> _Material_
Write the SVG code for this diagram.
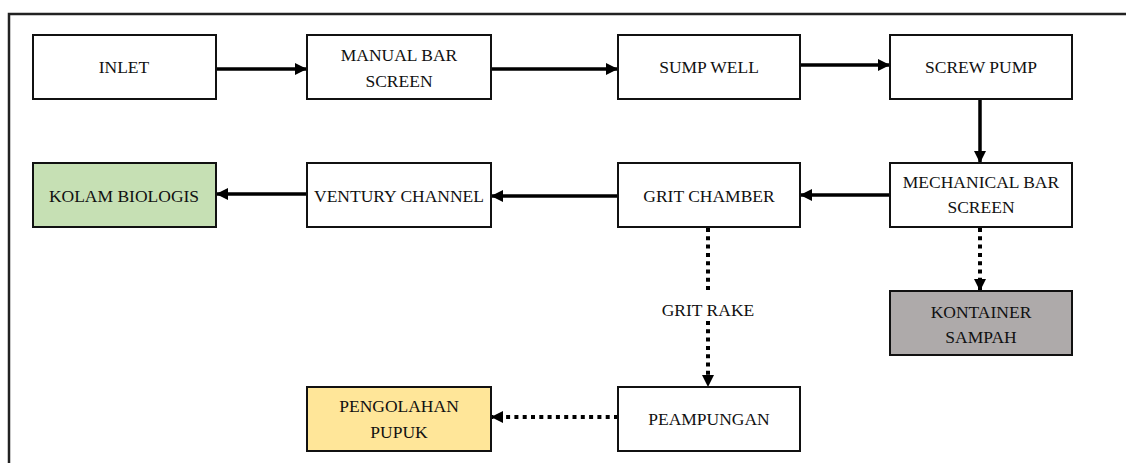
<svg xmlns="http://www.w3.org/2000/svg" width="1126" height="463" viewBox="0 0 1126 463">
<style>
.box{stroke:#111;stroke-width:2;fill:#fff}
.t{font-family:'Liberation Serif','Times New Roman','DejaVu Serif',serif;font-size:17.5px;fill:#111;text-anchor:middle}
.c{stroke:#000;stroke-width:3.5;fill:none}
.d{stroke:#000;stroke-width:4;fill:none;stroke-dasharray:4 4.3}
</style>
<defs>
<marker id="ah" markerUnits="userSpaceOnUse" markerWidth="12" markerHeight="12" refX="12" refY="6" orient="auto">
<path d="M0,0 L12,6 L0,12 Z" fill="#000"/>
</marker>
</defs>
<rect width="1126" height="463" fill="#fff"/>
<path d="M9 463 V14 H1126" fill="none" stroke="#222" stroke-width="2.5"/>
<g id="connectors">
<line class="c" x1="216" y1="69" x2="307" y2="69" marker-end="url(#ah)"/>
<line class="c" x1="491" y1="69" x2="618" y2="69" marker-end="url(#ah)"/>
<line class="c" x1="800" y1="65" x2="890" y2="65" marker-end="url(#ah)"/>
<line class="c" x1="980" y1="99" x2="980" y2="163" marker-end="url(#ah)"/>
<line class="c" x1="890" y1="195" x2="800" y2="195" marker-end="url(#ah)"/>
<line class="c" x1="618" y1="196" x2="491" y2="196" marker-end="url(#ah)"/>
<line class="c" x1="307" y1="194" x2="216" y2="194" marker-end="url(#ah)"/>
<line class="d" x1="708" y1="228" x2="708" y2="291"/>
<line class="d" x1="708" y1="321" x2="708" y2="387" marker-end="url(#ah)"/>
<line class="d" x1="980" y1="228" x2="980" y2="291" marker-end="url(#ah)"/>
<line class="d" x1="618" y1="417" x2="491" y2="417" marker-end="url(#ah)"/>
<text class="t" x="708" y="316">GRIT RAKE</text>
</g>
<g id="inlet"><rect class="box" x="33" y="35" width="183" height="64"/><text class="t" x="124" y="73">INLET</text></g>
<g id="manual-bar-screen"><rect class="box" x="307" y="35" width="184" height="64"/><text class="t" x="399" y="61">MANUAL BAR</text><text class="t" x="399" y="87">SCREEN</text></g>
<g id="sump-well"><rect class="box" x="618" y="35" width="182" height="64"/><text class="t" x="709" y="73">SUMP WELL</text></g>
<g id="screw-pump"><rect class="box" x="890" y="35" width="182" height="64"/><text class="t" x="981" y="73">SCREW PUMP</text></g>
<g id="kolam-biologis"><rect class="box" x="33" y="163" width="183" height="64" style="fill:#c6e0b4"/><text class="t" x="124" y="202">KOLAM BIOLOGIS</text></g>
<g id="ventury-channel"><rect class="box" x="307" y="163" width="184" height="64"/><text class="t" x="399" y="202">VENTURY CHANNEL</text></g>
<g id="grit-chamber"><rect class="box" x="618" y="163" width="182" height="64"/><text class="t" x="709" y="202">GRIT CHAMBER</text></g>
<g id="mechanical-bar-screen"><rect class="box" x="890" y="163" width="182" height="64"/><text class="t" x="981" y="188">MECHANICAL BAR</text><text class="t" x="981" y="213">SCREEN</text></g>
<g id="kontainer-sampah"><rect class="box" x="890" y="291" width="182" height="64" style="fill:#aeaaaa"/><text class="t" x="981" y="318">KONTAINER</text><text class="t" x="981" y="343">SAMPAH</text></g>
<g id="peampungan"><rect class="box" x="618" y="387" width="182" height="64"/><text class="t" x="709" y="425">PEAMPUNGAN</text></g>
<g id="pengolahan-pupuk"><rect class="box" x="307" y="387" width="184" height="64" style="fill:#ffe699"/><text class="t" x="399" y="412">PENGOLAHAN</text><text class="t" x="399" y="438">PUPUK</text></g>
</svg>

> _Objective_
In your copy of the listing above, reproduce each line exactly and omit all pictures.

> _Response_
Write the SVG code for this diagram.
<svg xmlns="http://www.w3.org/2000/svg" width="1126" height="463" viewBox="0 0 1126 463">
<style>
.box{stroke:#111;stroke-width:2;fill:#fff}
.t{font-family:'Liberation Serif','Times New Roman','DejaVu Serif',serif;font-size:17.5px;fill:#111;text-anchor:middle}
.c{stroke:#000;stroke-width:3.5;fill:none}
.d{stroke:#000;stroke-width:4;fill:none;stroke-dasharray:4 4.3}
</style>
<defs>
<marker id="ah" markerUnits="userSpaceOnUse" markerWidth="12" markerHeight="12" refX="12" refY="6" orient="auto">
<path d="M0,0 L12,6 L0,12 Z" fill="#000"/>
</marker>
</defs>
<rect width="1126" height="463" fill="#fff"/>
<path d="M9 463 V14 H1126" fill="none" stroke="#222" stroke-width="2.5"/>
<g id="connectors">
<line class="c" x1="216" y1="69" x2="307" y2="69" marker-end="url(#ah)"/>
<line class="c" x1="491" y1="69" x2="618" y2="69" marker-end="url(#ah)"/>
<line class="c" x1="800" y1="65" x2="890" y2="65" marker-end="url(#ah)"/>
<line class="c" x1="980" y1="99" x2="980" y2="163" marker-end="url(#ah)"/>
<line class="c" x1="890" y1="195" x2="800" y2="195" marker-end="url(#ah)"/>
<line class="c" x1="618" y1="196" x2="491" y2="196" marker-end="url(#ah)"/>
<line class="c" x1="307" y1="194" x2="216" y2="194" marker-end="url(#ah)"/>
<line class="d" x1="708" y1="228" x2="708" y2="291"/>
<line class="d" x1="708" y1="321" x2="708" y2="387" marker-end="url(#ah)"/>
<line class="d" x1="980" y1="228" x2="980" y2="291" marker-end="url(#ah)"/>
<line class="d" x1="618" y1="417" x2="491" y2="417" marker-end="url(#ah)"/>
<text class="t" x="708" y="316">GRIT RAKE</text>
</g>
<g id="inlet"><rect class="box" x="33" y="35" width="183" height="64"/><text class="t" x="124" y="73">INLET</text></g>
<g id="manual-bar-screen"><rect class="box" x="307" y="35" width="184" height="64"/><text class="t" x="399" y="61">MANUAL BAR</text><text class="t" x="399" y="87">SCREEN</text></g>
<g id="sump-well"><rect class="box" x="618" y="35" width="182" height="64"/><text class="t" x="709" y="73">SUMP WELL</text></g>
<g id="screw-pump"><rect class="box" x="890" y="35" width="182" height="64"/><text class="t" x="981" y="73">SCREW PUMP</text></g>
<g id="kolam-biologis"><rect class="box" x="33" y="163" width="183" height="64" style="fill:#c6e0b4"/><text class="t" x="124" y="202">KOLAM BIOLOGIS</text></g>
<g id="ventury-channel"><rect class="box" x="307" y="163" width="184" height="64"/><text class="t" x="399" y="202">VENTURY CHANNEL</text></g>
<g id="grit-chamber"><rect class="box" x="618" y="163" width="182" height="64"/><text class="t" x="709" y="202">GRIT CHAMBER</text></g>
<g id="mechanical-bar-screen"><rect class="box" x="890" y="163" width="182" height="64"/><text class="t" x="981" y="188">MECHANICAL BAR</text><text class="t" x="981" y="213">SCREEN</text></g>
<g id="kontainer-sampah"><rect class="box" x="890" y="291" width="182" height="64" style="fill:#aeaaaa"/><text class="t" x="981" y="318">KONTAINER</text><text class="t" x="981" y="343">SAMPAH</text></g>
<g id="peampungan"><rect class="box" x="618" y="387" width="182" height="64"/><text class="t" x="709" y="425">PEAMPUNGAN</text></g>
<g id="pengolahan-pupuk"><rect class="box" x="307" y="387" width="184" height="64" style="fill:#ffe699"/><text class="t" x="399" y="412">PENGOLAHAN</text><text class="t" x="399" y="438">PUPUK</text></g>
</svg>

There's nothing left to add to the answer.